Day 1-2: Verify Phase 7a Impact

  1. Run full benchmark suite with AVX2 enabled
  2. Compare against SSE2 (LCCC_FORCE_SSE2=1)
  3. Document actual vs expected performance gains
  4. Check GitHub Actions (CI and Pages should be passing)

Day 3-5: Start Phase 7b (Remainder Loop)

  1. Design remainder loop CFG structure
  2. Implement remainder check and scalar fallback
  3. Add test cases for N ∈ {255, 257, 1000, 513}
  4. Verify correctness on all existing tests

Week 2 Planning:

  • If Phase 7b complete: Start Phase 9 (LSR)
  • If blocked: Debug issues, consult with team
  • Either way: Update benchmarks and documentation

📝 Summary

Current state: LCCC is a functionally complete, performant C compiler with:

  • ✅ 100% test pass rate
  • ✅ Competitive performance on 4/6 benchmarks
  • ✅ Advanced optimizations (AVX2 vectorization, tail-call elimination)
  • ✅ Zero external dependencies

Biggest gap: Fibonacci (3.7× slower) - recursive call overhead Easiest fix: Loop strength reduction (1 week, 5-10% gain) Highest impact: Better inlining (2-3 weeks, 50% fib improvement)

Recommended path:

  1. Finish Phase 7b (3 days) - correctness
  2. Do Phase 9 (1 week) - quick win
  3. Do Phase 8 (1 week) - close fib gap
  4. Reassess - continue optimization or shift focus?
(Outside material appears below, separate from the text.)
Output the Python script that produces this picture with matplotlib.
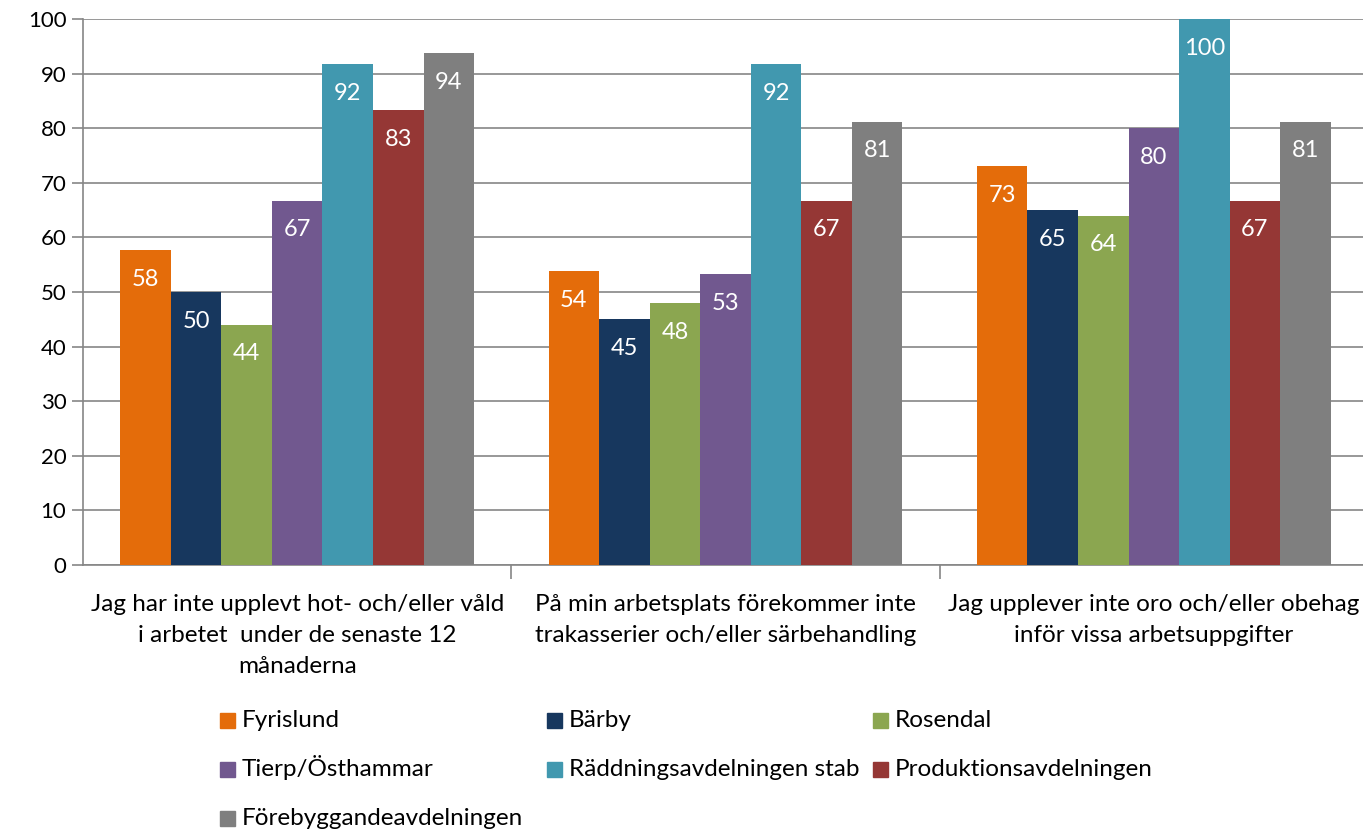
import numpy as np
import matplotlib
matplotlib.use("Agg")
import matplotlib.pyplot as plt
from matplotlib.patches import Rectangle

plt.rcParams["font.family"] = ["Lato", "DejaVu Sans"]

categories = [
    "Jag har inte upplevt hot- och/eller våld\ni arbetet  under de senaste 12\nmånaderna",
    "På min arbetsplats förekommer inte\ntrakasserier och/eller särbehandling",
    "Jag upplever inte oro och/eller obehag\ninför vissa arbetsuppgifter",
]
series = ["Fyrislund", "Bärby", "Rosendal", "Tierp/Östhammar",
          "Räddningsavdelningen stab", "Produktionsavdelningen",
          "Förebyggandeavdelningen"]
fyrislund = [57.7, 53.8, 73.1]
barby = [50.0, 45.0, 65.0]
rosendal = [44.0, 48.0, 64.0]
tierp = [66.7, 53.3, 80.0]
raddning = [91.7, 91.7, 100.0]
produktion = [83.3, 66.7, 66.7]
forebygg = [93.8, 81.2, 81.2]
values = [fyrislund, barby, rosendal, tierp, raddning, produktion, forebygg]
colors = ["#E46C0A", "#17375E", "#8BA650", "#71588F", "#4198AF", "#953735", "#7F7F7F"]

W, H = 1363, 830
fig = plt.figure(figsize=(W / 100, H / 100), dpi=100)
ax = fig.add_axes([83 / W, 265 / H, 1285 / W, 546 / H])

x = np.arange(len(categories))
w = 0.118
for i, (name, vals, c) in enumerate(zip(series, values, colors)):
    pos = x + (i - 3) * w
    ax.bar(pos, vals, width=w, color=c, label=name, zorder=3)
    for p, v in zip(pos, vals):
        ax.annotate(f"{v:.0f}", (p, v), xytext=(0, -21), textcoords="offset points",
                    ha="center", va="center", color="white", fontsize=17, zorder=4)

ax.set_xlim(-0.5, 2.5)
ax.set_ylim(0, 100)
ax.set_yticks(range(0, 101, 10))
ax.yaxis.grid(True, color="#868686", linewidth=1.2, zorder=0)
ax.tick_params(axis="y", labelsize=16, length=8, color="#868686", width=1.2, pad=4)
for s in ["top", "right"]:
    ax.spines[s].set_visible(False)
for s in ["left", "bottom"]:
    ax.spines[s].set_color("#868686")
    ax.spines[s].set_linewidth(1.2)

ax.set_xticks([0.5, 1.5], minor=False)
ax.set_xticklabels([])
ax.tick_params(axis="x", length=10, color="#868686", width=1.2)
ax.set_xticks(x, minor=True)
ax.set_xticklabels(categories, minor=True, fontsize=17.5, linespacing=1.58)
ax.tick_params(axis="x", which="minor", length=0, pad=21)

# legend laid out row by row, three columns
col_x = [220, 547, 873]
row_y = [720, 769, 818]
for i, (name, c) in enumerate(zip(series, colors)):
    lx = col_x[i % 3]
    ly = row_y[i // 3]
    fig.add_artist(Rectangle((lx / W, 1 - (ly + 8) / H), 15 / W, 15 / H,
                             transform=fig.transFigure, color=c))
    fig.text((lx + 22) / W, 1 - (ly + 7) / H, name, fontsize=17.5,
             va="baseline", ha="left")

fig.savefig("out.png", dpi=100)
Long-term vision: Get all benchmarks ≤1.5× of GCC, then shift to quality/features while maintaining performance.

Philosophy: We're not trying to beat GCC. We're building a fast, self-contained, understandable C compiler that's competitive on real workloads. The 1.5× target is practical, achievable, and useful.